Legal News

standing committee "agreement" not binding

In a BC arbitration award issued last year, a unanimous three-panel board chaired by Donald Munroe, Q.C. dismissed the grievance of PPWC Local 1 alleging that the Celger Pulp Company (Castlegar location) could not unilaterally change a call-out procedure.

The union’s grievance was based on Celgar’s decision to amend call-out procedures for short-term absences in both the machine room and fibreline departments. Previous procedures regarding call-outs for both departments had been in place since 1995 in the machine room and 1996 in the fibreline department. The previous procedures were established rather informally. They had been drafted by an employee in each department following consultation with the other employees in that department. These draft proposals were then submitted to union stewards and to company management. The company apparently had no issue with the proposals because in the case of each department, the draft proposals were agreed to, or at least not opposed in Standing Committee meetings, and thereafter posted, along with a notation as to the date of implementation.

The union did not allege that the call-out procedures were a binding commitment under the collective agreement, but rather that the binding commitment was made in the Standing Committee and as such were as binding as if they had been included in the scope of the collective agreement. In support of its argument, the union relied on the minutes of two Standing Committee meetings.

The company disagreed with the union’s assertion of ‘Standing Committee agreements’ in the sense of commitments mutually understood to be binding until and unless varied by further agreement at the Standing Committee.

In one meeting, the proposal regarding call-outs drafted by the fibreline employees was discussed, with the company representative stating that he would research an appropriate time for implementation. This, the arbitrator found, provided very weak support for the union’s argument.

The second record of minutes relied on by the union came from a 1992 meeting wherein the Company stated; “The call-out procedure was agreed to in the Standing Committee, not negotiated.” The union argued that the word ‘agreed’ to in that context indicated a binding commitment, but the arbitration board found that whatever the scope of semantic discussion possible as to the meaning of the word ‘agreed,’ in this context, it was clear that it did not establish that both parties understood the call-out procedures to be mutually binding.
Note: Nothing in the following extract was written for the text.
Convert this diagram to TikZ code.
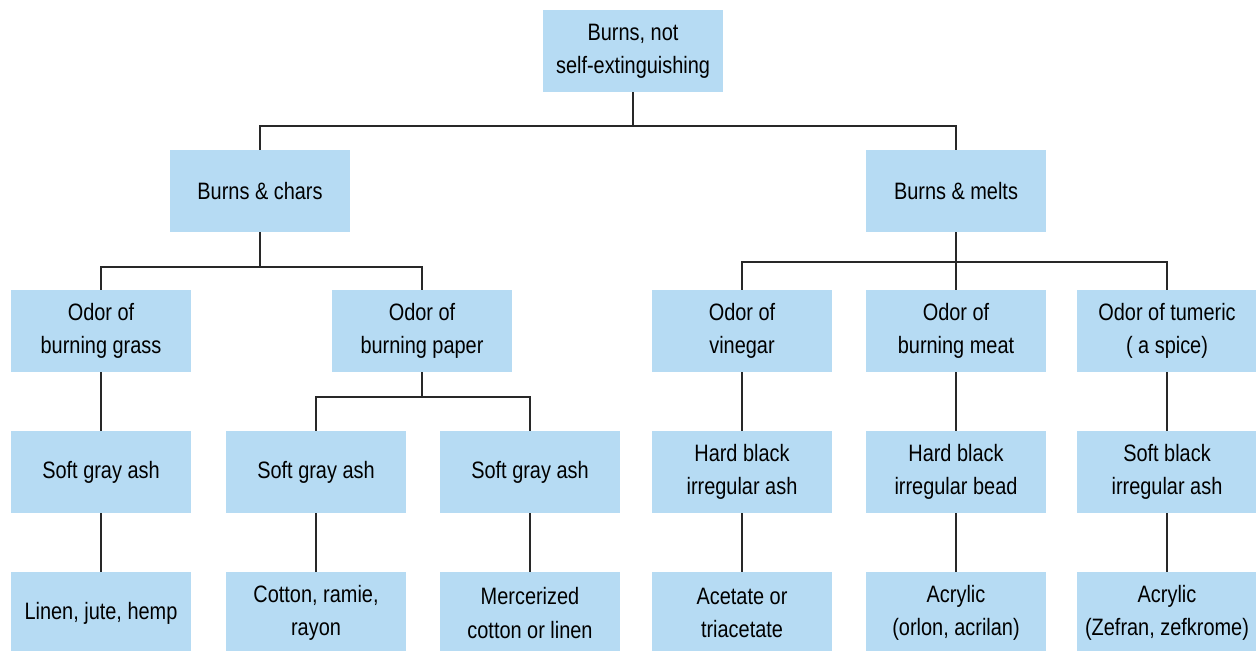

This view, the board held, was reinforced by the company’s explicit statement that the content of the call-out procedures was ‘not negotiated,’ in direct contradiction to a union statement in the same minutes that the call-out procedure had been negotiated.

In short, the Board felt that there was no strong evidence whatsoever to support the union’s contention that the procedures with respect to call-outs had been made mutually binding in any manner.

This case illustrates the importance of careful use of terminology in Standing Committee minutes.